I just did the soaking method with dish soap. I had them on a jade plant I took from an outside garden. I have had them on this plant for a while and finally made the decision to do something about this. I also scrubbed the stems with a toothbrush. I rinsed them very well in laundry sink and them put them back in the bucket over night I still had some in the bucket in the morning. Alot of eggs. I threw away the pot and also put the dirt in my backyard and sprayed the dirt with Ant and Roach killer. The dish soap kills the scales and also takes off the sticky residue they leave. So far I think I have killed them all. Will replant and then fill spray bottle with dish soap solution and treat if I get any more the dish soap seems to kill them. Better than insecticide.

  • 1
    Dish soap/water and rubbing alcohol has given me great results. I have only tried it on the waxy leaves of a ficus though.
    – Evil Elf
    Jul 7, 2020 at 11:05

I tried the soak method and it worked for me without killing the plant. This was about 8 years ago and I do not recall the plant type. I do remember doing this treatment twice in one month and eliminating the scale.

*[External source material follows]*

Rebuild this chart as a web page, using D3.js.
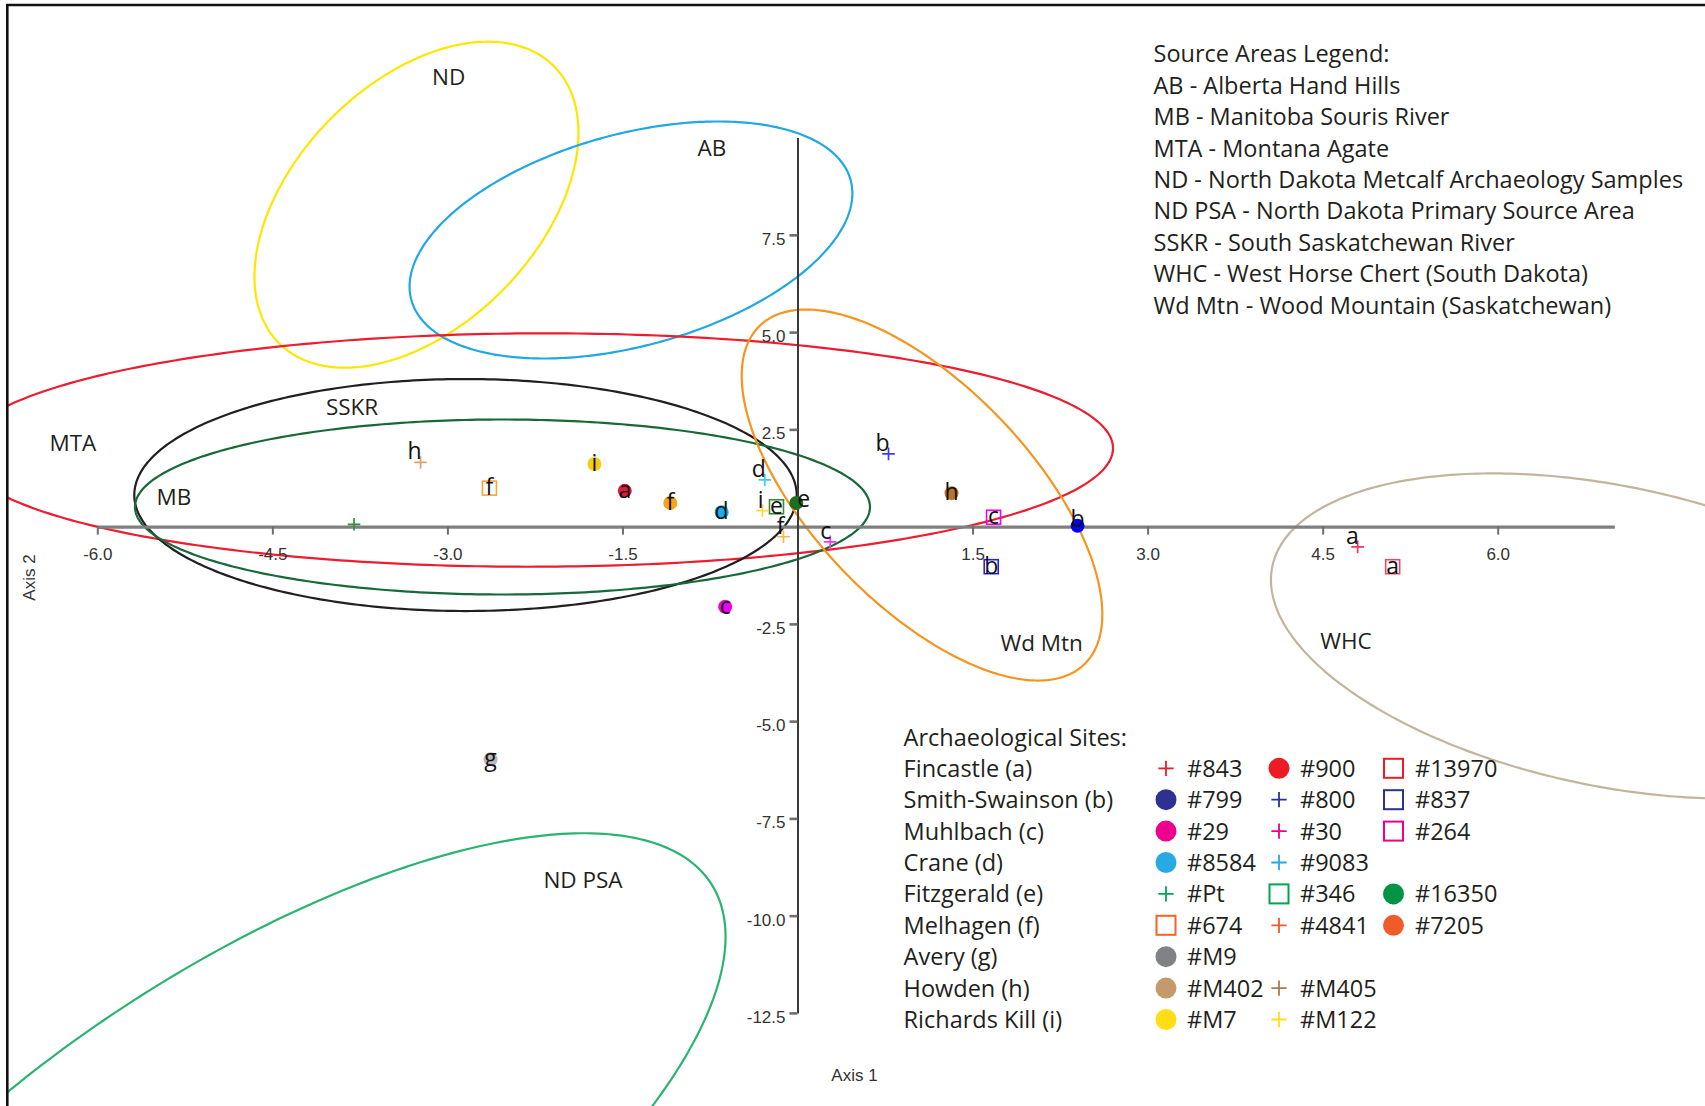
<!DOCTYPE html>
<html>
<head>
<meta charset="utf-8">
<script src="https://cdn.jsdelivr.net/npm/d3@7"></script>
<style>
  html, body { margin: 0; padding: 0; background: #fff; }
  svg { display: block; }
</style>
</head>
<body>
<svg id="chart" width="1705" height="1106"></svg>
<script>
// ---- Sample scores on the first two ordination axes ----
const sampleIds   = ["#843", "#900", "#13970", "#799", "#800", "#837", "#29", "#30", "#264",
                     "#8584", "#9083", "#Pt", "#346", "#16350", "#674", "#4841", "#7205",
                     "#M9", "#M402", "#M405", "#M7", "#M122"];
const sampleSite  = ["a", "a", "a", "b", "b", "b", "c", "c", "c",
                     "d", "d", "e", "e", "e", "f", "f", "f",
                     "g", "h", "h", "i", "i"];
const sampleLabel = ["a", "a", "a", "b", "b", "b", "c", "c", "c",
                     "d", "d", "", "e", "e", "f", "f", "f",
                     "g", "h", "h", "i", "i"];
const sampleShape = ["plus", "circle", "square", "circle", "plus", "square", "circle", "plus", "square",
                     "circle", "plus", "plus", "square", "circle", "square", "plus", "circle",
                     "circle", "circle", "plus", "circle", "plus"];
const axis1Scores = [4.80, -1.48, 5.10, 2.40, 0.78, 1.66, -0.62, 0.28, 1.68,
                     -0.65, -0.28, -3.80, -0.18, -0.01, -2.64, -0.12, -1.09,
                     -2.63, 1.32, -3.23, -1.74, -0.30];
const axis2Scores = [-0.52, 0.92, -1.03, 0.02, 1.87, -1.03, -2.06, -0.39, 0.24,
                     0.37, 1.20, 0.06, 0.51, 0.61, 0.99, -0.26, 0.61,
                     -5.98, 0.86, 1.65, 1.61, 0.41];
const plotColors   = ["#E83A5C", "#E0173F", "#E44A6A", "#0000F0", "#3A3AFF", "#1F1FFF", "#F000F0", "#FF33FF", "#F000F0",
                      "#1AAEEF", "#3CCBFF", "#2F8F3A", "#3A8A3A", "#1E6E22", "#F9A43A", "#FFB44A", "#F9A21B",
                      "#B8B8B8", "#B8742F", "#D6A473", "#F5CE14", "#FFD54A"];
const legendColors = ["#ED1C24", "#ED1C24", "#ED1C24", "#2E3192", "#2E3192", "#2E3192", "#EC008C", "#EC008C", "#EC008C",
                      "#27AAE1", "#27AAE1", "#00A651", "#00A651", "#009444", "#F26522", "#F15A29", "#F15A29",
                      "#808285", "#C49A6C", "#A97C50", "#FFDE17", "#FFDE17"];

// ---- Archaeological sites ----
const siteLetters = ["a", "b", "c", "d", "e", "f", "g", "h", "i"];
const siteNames   = ["Fincastle (a)", "Smith-Swainson (b)", "Muhlbach (c)", "Crane (d)", "Fitzgerald (e)",
                     "Melhagen (f)", "Avery (g)", "Howden (h)", "Richards Kill (i)"];

// ---- Source-area confidence ellipses (centre and spread matrix, axis units) ----
const regionCodes  = ["ND", "AB", "MTA", "SSKR", "MB", "Wd Mtn", "WHC", "ND PSA"];
const regionCX     = [-3.265, -1.427, -2.232, -2.845, -2.528, 1.067, 6.962, -4.692];
const regionCY     = [8.275, 7.368, 1.969, 0.812, 0.504, 0.812, -2.812, -16.81];
const regionVarX   = [1.927, 3.599, 24.36, 8.054, 9.917, 2.387, 8.438, 16.61];
const regionVarY   = [17.558, 9.280, 9.0, 8.892, 5.06, 22.74, 17.47, 79.71];
const regionCov    = [2.569, 2.273, 0.229, 0, 0, -4.736, -4.191, 25.55];
const regionColors = ["#FFE600", "#1FA8E3", "#ED1C2E", "#231F20", "#17693A", "#F7941D", "#C2B59B", "#2BB371"];
const regionLabelX = [-2.989, -0.733, -6.209, -3.817, -5.343, 2.092, 4.700, -1.838];
const regionLabelY = [11.55, 9.725, 2.141, 3.067, 0.774, -3.0, -2.933, -9.085];

const sourceLegendLines = [
  "Source Areas Legend:",
  "AB - Alberta Hand Hills",
  "MB - Manitoba Souris River",
  "MTA - Montana Agate",
  "ND - North Dakota Metcalf Archaeology Samples",
  "ND PSA - North Dakota Primary Source Area",
  "SSKR - South Saskatchewan River",
  "WHC - West Horse Chert (South Dakota)",
  "Wd Mtn - Wood Mountain (Saskatchewan)"
];

// ---- Axes ----
const xTicks = [-6.0, -4.5, -3.0, -1.5, 1.5, 3.0, 4.5, 6.0];
const yTicks = [7.5, 5.0, 2.5, -2.5, -5.0, -7.5, -10.0, -12.5];

const FONT = "'Open Sans', 'Noto Sans', sans-serif";
const AXIS_FONT = "'Liberation Sans', Arial, sans-serif";
const INK = "#231F20";
const LEGEND_SIZE = 23.5;
const REGION_SIZE = 22.5;

const svg = d3.select("#chart");
svg.append("rect").attr("width", 1705).attr("height", 1106).attr("fill", "#fff");

const x = d3.scaleLinear().domain([-6, 7]).range([97.3, 1614.4]);
const y = d3.scaleLinear().domain([-12.5, 10]).range([1012.9, 137.6]);

svg.append("clipPath").attr("id", "frameClip")
  .append("rect").attr("x", 8).attr("y", 6).attr("width", 1697).attr("height", 1100);

// Confidence ellipses: centre + Cholesky factor of the spread matrix applied to the unit circle
const ellipseLine = d3.line().x(d => x(d[0])).y(d => y(d[1])).curve(d3.curveLinearClosed);
const ellipses = svg.append("g").attr("clip-path", "url(#frameClip)");
regionCodes.forEach((code, i) => {
  const a = Math.sqrt(regionVarX[i]);
  const c = regionCov[i] / a;
  const d = Math.sqrt(regionVarY[i] - c * c);
  const pts = d3.range(0, 360, 1).map(deg => {
    const t = deg * Math.PI / 180, u = Math.cos(t), v = Math.sin(t);
    return [regionCX[i] + a * u, regionCY[i] + c * u + d * v];
  });
  ellipses.append("path")
    .attr("d", ellipseLine(pts))
    .attr("fill", "none")
    .attr("stroke", regionColors[i])
    .attr("stroke-width", 2.2);
});

// x axis (Axis 1) through y = 0
const fmt = v => v.toFixed(1);
const gx = svg.append("g").attr("transform", `translate(0,${y(0)})`)
  .call(d3.axisBottom(x).tickValues(xTicks).tickFormat(fmt).tickSize(8).tickSizeOuter(0).tickPadding(13));
gx.select(".domain").attr("stroke", "#7F7F7F").attr("stroke-width", 3.4);
gx.selectAll(".tick line").attr("stroke", "#6E6E6E").attr("stroke-width", 2);
gx.selectAll(".tick text").attr("font-family", AXIS_FONT).attr("font-size", 17).attr("fill", "#333");

// y axis (Axis 2) through x = 0
const gy = svg.append("g").attr("transform", `translate(${x(0)},0)`)
  .call(d3.axisLeft(y).tickValues(yTicks).tickFormat(fmt).tickSize(8).tickSizeOuter(0).tickPadding(4));
gy.select(".domain").attr("stroke", "#3A3A3A").attr("stroke-width", 2);
gy.selectAll(".tick line").attr("stroke", "#6E6E6E").attr("stroke-width", 2.6);
gy.selectAll(".tick text").attr("font-family", AXIS_FONT).attr("font-size", 17).attr("fill", "#333").attr("dy", "0.55em");

svg.append("text").text("Axis 1")
  .attr("x", x(0) + 57).attr("y", 1080.5)
  .attr("text-anchor", "middle").attr("font-family", AXIS_FONT).attr("font-size", 17).attr("fill", "#333");
svg.append("text").text("Axis 2")
  .attr("transform", "translate(35,577.5) rotate(-90)")
  .attr("text-anchor", "middle").attr("font-family", AXIS_FONT).attr("font-size", 17).attr("fill", "#333");

// Region names
svg.append("g").selectAll("text").data(regionCodes).join("text")
  .text(d => d)
  .attr("x", (d, i) => x(regionLabelX[i]))
  .attr("y", (d, i) => y(regionLabelY[i]))
  .attr("dy", "0.36em")
  .attr("text-anchor", "middle")
  .attr("font-family", FONT).attr("font-size", REGION_SIZE).attr("fill", INK);

// Sample markers
function drawSymbol(g, shape, color, size) {
  if (shape === "circle") {
    g.append("circle").attr("r", size * 0.5).attr("fill", color);
  } else if (shape === "square") {
    g.append("rect").attr("x", -size * 0.5).attr("y", -size * 0.5)
      .attr("width", size).attr("height", size)
      .attr("fill", "none").attr("stroke", color).attr("stroke-width", size > 16 ? 2 : 1.6);
  } else {
    const h = size * 0.45;
    g.append("path").attr("d", `M${-h},0H${h}M0,${-h}V${h}`)
      .attr("stroke", color).attr("stroke-width", size > 16 ? 1.8 : 1.7).attr("fill", "none");
  }
}

const markers = svg.append("g");
sampleIds.forEach((id, i) => {
  const g = markers.append("g").attr("transform", `translate(${x(axis1Scores[i])},${y(axis2Scores[i])})`);
  drawSymbol(g, sampleShape[i], plotColors[i], 14);
});

// Sample letters: beside crosses, on top of filled/open symbols; shifted off the axes when a symbol sits on one
const labels = svg.append("g");
sampleIds.forEach((id, i) => {
  if (!sampleLabel[i]) return;
  const px = x(axis1Scores[i]), py = y(axis2Scores[i]);
  const isPlus = sampleShape[i] === "plus";
  const onYAxis = !isPlus && Math.abs(axis1Scores[i]) < 0.05;
  const onXAxis = !isPlus && Math.abs(axis2Scores[i]) < 0.05;
  let lx = px, ly = py + 7, anchor = "middle";
  if (isPlus) { lx = px + 1; ly = py - 3; anchor = "end"; }
  else if (onYAxis) { lx = px + 1; ly = py + 4; anchor = "start"; }
  else if (onXAxis) { ly = py + 1; }
  labels.append("text").text(sampleLabel[i])
    .attr("x", lx).attr("y", ly)
    .attr("text-anchor", anchor)
    .attr("font-family", FONT).attr("font-size", 23).attr("fill", "#111");
});

// Source areas legend
svg.append("g").selectAll("text").data(sourceLegendLines).join("text")
  .text(d => d)
  .attr("x", 1153.5)
  .attr("y", (d, i) => 62.3 + 31.4 * i)
  .attr("font-family", FONT).attr("font-size", LEGEND_SIZE).attr("fill", INK);

// Archaeological sites legend
const siteLegend = svg.append("g");
siteLegend.append("text").text("Archaeological Sites:")
  .attr("x", 903.6).attr("y", 745.7)
  .attr("font-family", FONT).attr("font-size", LEGEND_SIZE).attr("fill", INK);
const symCols = [1166, 1279, 1393.5];
const txtCols = [1187, 1300, 1415];
siteLetters.forEach((letter, r) => {
  const base = 776.7 + 31.4 * r;
  siteLegend.append("text").text(siteNames[r])
    .attr("x", 903.6).attr("y", base)
    .attr("font-family", FONT).attr("font-size", LEGEND_SIZE).attr("fill", INK);
  const members = sampleIds.map((id, i) => i).filter(i => sampleSite[i] === letter);
  members.forEach((i, c) => {
    const g = siteLegend.append("g").attr("transform", `translate(${symCols[c]},${base - 8.4})`);
    drawSymbol(g, sampleShape[i], legendColors[i], sampleShape[i] === "circle" ? 21 : (sampleShape[i] === "square" ? 19 : 17));
    siteLegend.append("text").text(sampleIds[i])
      .attr("x", txtCols[c]).attr("y", base)
      .attr("font-family", FONT).attr("font-size", LEGEND_SIZE).attr("fill", INK);
  });
});

// Frame (top and left edges)
svg.append("line").attr("x1", 6).attr("x2", 1705).attr("y1", 5).attr("y2", 5)
  .attr("stroke", "#111").attr("stroke-width", 2.6);
svg.append("line").attr("x1", 7.3).attr("x2", 7.3).attr("y1", 4).attr("y2", 1106)
  .attr("stroke", "#111").attr("stroke-width", 2.6);
</script>
</body>
</html>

I have submerged spider babies in water for an extended period of time (weeks). Killed the scale and plant very happy. I also fully submerged a large spider plant & soil for over 24 hours because it had ants that got in it while outside for the summer. Everything was fine, plant did not suffer and looks very happy.

I am going to try fully submerging a rubber plant for scale. I’m not buying that this will destroy the plant.